Last year, Rahal Letterman Lanigan Racing formed a technical partnership with XYZ Printing, a 3D printing firm that assists with the team’s in-house and on-track 3D printing production.
“We’re able to do it right in the shop or on the truck at the racetrack,” German said. “In a matter of hours, you can have a part for a car and make sure that it fits properly. That’s one area that everybody uses 3D printing for -- anybody in any kind of engineering or design-type world -- is building test-fit parts. It helps you understand the operation of a part. If you have a complex part and you’re trying to visualize how it all fits together, having the parts in your hand and being able to put them together is a huge advantage.”

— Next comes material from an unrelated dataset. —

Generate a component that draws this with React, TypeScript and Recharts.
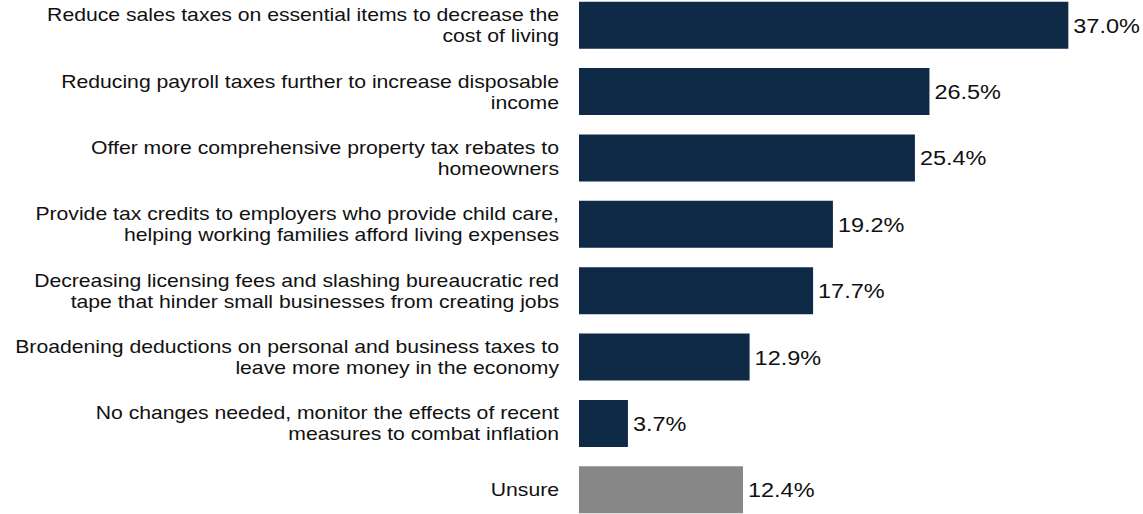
import { BarChart, Bar, XAxis, YAxis, Cell, LabelList } from "recharts"

const categories = [
  "Reduce sales taxes on essential items to decrease the\ncost of living",
  "Reducing payroll taxes further to increase disposable\nincome",
  "Offer more comprehensive property tax rebates to\nhomeowners",
  "Provide tax credits to employers who provide child care,\nhelping working families afford living expenses",
  "Decreasing licensing fees and slashing bureaucratic red\ntape that hinder small businesses from creating jobs",
  "Broadening deductions on personal and business taxes to\nleave more money in the economy",
  "No changes needed, monitor the effects of recent\nmeasures to combat inflation",
  "Unsure",
]

const values = [37.0, 26.5, 25.4, 19.2, 17.7, 12.9, 3.7, 12.4]

const NAVY = "#0e2a47"
const GRAY = "#878787"
const FONT = "'Liberation Sans', Arial, sans-serif"
const STRETCH = 1.145 // the source text is a bit wider than plain Arial

const data = categories.map((name, i) => ({
  name,
  value: values[i],
  fill: name === "Unsure" ? GRAY : NAVY,
}))

function WrappedTick(props: any) {
  const { x, y, payload } = props
  const lines: string[] = String(payload.value).split("\n")
  const lineH = 21
  const start = -((lines.length - 1) * lineH) / 2
  return (
    <g transform={`translate(${x},${y}) scale(${STRETCH},1)`}>
      <text x={0} y={0} textAnchor="end" fill="#111" fontSize={18.5} fontFamily={FONT}>
        {lines.map((line, i) => (
          <tspan key={i} x={0} y={start + i * lineH} dominantBaseline="central">
            {line}
          </tspan>
        ))}
      </text>
    </g>
  )
}

function ValueLabel(props: any) {
  const { x, y, width, height, value } = props
  const lx = Number(x) + Number(width) + 5
  const ly = Number(y) + Number(height) / 2 + 0.5
  return (
    <g transform={`translate(${lx},${ly}) scale(${STRETCH},1)`}>
      <text x={0} y={0} dominantBaseline="central" fill="#111" fontSize={20.5} fontFamily={FONT}>
        {`${Number(value).toFixed(1)}%`}
      </text>
    </g>
  )
}

export default function App() {
  return (
    <div style={{ position: "absolute", left: 0, top: -8 }}>
      <BarChart
        width={1143}
        height={531}
        data={data}
        layout="vertical"
        margin={{ top: 0, right: 35, bottom: 0, left: 0 }}
        barCategoryGap="14.6%"
      >
        <XAxis type="number" domain={[0, 40]} hide />
        <YAxis
          type="category"
          dataKey="name"
          width={579}
          axisLine={false}
          tickLine={false}
          tickSize={0}
          tickMargin={20}
          interval={0}
          tick={<WrappedTick />}
        />
        <Bar dataKey="value" isAnimationActive={false}>
          {data.map((d, i) => (
            <Cell key={`cell-${i}`} fill={d.fill} />
          ))}
          <LabelList dataKey="value" content={<ValueLabel />} />
        </Bar>
      </BarChart>
    </div>
  )
}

The technology also eases the expense and time of full-scale wind-tunnel testing. Parts can be produced at smaller scale and tested, instead of taking the full-sace part -- or entire car -- to a wind tunnel, which allows teams to experiment with various parts in a way that’s far more complex and productive than the cumbersome way teams experimented before 3D printing technology.
Looking for an example? Front wings. Pre-3D, designing, building and testing wings was a laborious exercise. Now, the process is -- pardon the pun -- streamlined.

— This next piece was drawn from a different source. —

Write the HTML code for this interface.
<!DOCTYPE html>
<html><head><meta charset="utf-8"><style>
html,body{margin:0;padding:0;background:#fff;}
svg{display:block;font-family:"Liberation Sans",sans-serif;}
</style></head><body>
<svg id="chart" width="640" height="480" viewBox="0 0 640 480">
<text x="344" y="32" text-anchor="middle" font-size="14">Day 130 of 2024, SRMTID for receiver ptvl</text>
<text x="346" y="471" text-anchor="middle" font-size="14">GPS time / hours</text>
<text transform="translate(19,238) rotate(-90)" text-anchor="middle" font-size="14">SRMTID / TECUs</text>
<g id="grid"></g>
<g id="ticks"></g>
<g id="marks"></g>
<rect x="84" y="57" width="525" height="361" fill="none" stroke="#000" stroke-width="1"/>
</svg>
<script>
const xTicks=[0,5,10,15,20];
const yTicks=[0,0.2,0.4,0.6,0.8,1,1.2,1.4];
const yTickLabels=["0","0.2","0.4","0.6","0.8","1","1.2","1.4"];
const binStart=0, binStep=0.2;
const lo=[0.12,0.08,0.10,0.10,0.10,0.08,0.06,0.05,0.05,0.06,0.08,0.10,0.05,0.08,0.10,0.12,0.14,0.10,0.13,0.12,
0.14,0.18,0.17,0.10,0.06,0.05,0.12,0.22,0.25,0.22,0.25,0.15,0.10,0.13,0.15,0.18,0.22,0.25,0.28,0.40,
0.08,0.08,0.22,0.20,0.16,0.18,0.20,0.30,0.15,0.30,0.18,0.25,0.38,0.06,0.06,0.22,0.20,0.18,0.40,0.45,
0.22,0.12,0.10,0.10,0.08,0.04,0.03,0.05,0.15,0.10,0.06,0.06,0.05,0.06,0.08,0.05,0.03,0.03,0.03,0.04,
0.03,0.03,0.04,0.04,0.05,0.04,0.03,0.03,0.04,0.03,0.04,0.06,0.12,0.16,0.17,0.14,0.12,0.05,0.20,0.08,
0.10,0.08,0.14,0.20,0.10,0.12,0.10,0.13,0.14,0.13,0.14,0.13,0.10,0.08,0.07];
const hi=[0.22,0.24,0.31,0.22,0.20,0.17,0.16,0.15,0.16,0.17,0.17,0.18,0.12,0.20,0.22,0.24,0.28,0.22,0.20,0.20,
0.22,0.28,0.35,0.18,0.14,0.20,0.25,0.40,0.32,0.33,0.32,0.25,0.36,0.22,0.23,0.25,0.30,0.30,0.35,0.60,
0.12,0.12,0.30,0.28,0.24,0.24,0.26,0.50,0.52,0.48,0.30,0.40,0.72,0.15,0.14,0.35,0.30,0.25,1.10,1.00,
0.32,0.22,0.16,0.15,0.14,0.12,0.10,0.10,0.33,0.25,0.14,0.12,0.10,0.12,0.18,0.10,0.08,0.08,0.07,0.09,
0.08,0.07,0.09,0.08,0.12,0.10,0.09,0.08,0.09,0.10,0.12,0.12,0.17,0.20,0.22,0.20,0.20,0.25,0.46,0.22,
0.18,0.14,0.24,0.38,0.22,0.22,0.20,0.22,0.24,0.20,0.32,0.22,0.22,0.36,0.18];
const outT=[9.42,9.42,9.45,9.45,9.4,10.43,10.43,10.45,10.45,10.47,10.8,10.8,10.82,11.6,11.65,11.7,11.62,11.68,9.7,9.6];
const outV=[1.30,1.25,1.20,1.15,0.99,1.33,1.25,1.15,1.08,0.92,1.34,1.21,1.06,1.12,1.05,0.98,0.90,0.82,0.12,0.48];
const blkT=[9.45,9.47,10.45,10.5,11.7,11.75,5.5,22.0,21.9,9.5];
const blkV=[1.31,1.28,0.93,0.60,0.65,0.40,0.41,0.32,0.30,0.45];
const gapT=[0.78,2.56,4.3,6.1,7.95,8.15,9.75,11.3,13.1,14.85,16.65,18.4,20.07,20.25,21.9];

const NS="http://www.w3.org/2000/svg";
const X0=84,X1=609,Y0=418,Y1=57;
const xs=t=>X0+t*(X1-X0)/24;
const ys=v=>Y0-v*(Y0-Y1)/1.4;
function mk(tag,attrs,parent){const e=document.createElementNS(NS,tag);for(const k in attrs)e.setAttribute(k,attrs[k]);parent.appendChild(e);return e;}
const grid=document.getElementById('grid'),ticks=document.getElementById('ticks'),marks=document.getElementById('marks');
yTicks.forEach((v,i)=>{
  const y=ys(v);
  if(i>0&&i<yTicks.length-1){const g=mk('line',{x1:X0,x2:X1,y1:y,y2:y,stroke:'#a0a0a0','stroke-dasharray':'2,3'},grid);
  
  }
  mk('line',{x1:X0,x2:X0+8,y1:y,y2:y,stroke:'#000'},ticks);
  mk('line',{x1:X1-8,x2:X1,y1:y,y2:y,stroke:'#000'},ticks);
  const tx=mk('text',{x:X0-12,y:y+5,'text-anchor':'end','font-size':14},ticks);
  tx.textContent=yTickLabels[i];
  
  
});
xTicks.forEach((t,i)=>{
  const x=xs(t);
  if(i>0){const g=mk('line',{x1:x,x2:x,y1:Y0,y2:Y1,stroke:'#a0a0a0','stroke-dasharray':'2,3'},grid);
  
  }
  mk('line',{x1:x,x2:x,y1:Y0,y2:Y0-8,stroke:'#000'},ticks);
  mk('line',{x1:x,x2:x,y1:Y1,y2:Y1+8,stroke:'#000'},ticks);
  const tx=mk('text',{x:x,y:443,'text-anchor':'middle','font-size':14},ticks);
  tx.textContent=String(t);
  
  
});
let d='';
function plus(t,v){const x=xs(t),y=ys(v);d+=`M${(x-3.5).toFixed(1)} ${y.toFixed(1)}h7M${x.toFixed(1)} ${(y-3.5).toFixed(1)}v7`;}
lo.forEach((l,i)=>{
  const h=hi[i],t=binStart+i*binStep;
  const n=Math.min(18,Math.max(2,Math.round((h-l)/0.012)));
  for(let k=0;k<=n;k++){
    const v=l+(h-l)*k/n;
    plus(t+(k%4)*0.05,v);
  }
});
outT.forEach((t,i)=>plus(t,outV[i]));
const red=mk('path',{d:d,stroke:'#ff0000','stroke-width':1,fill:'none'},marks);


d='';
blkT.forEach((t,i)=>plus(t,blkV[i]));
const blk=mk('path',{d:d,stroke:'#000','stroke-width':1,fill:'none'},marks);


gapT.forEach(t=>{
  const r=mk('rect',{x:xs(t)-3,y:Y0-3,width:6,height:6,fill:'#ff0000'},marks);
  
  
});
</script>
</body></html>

“Before 3D printing, we would have had to draw each design, create molds for each design, have those molds produced and have those parts made up, and then test all of those parts,” German said. “There’s quite a long supply chain of getting all of those parts to the test facility and evaluating them. But with 3D printing, we can create a CAD model and change certain aspects of it before it’s printed. We then save each of those files and put them into a 3D machine and have all those parts made. We’ve completely skipped the making of molds for the carbon fiber parts, curing them, trimming them and putting them on the car. We’ve skipped all of that and gone straight from CAD to 10 different options to take to the wind tunnel test.”
When he thinks about the rapidity of change in technology and the acceptance of it, Hull is reminded of the late Mo Nunn, the Formula One and INDYCAR team owner who worked with Ganassi’s team before starting Mo Nunn Racing in 2000.

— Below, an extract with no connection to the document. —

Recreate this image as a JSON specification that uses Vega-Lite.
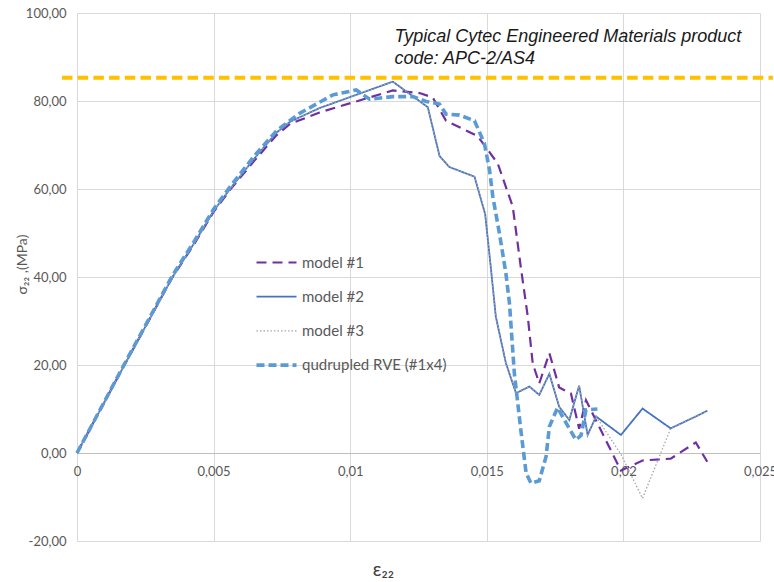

“Morris Nunn was so good at what he did. Most of our guys viewed him as an old-school engineer who still used pen and paper, but what was so terrific about him was that he accepted the fact that young, aggressive engineers were going to become the future of motor racing. He relied totally on what they said. He would ask them to solve a problem for them that he wasn’t able to solve himself, but he understood the answer. He got the answers quicker. That’s in the direction of what we’re speaking about with 3D printing. No matter where you are generationally, you have to accept what modern technology can do for you. You have to rely on the people and technology that can give you the answers quickest. That’s what this does.”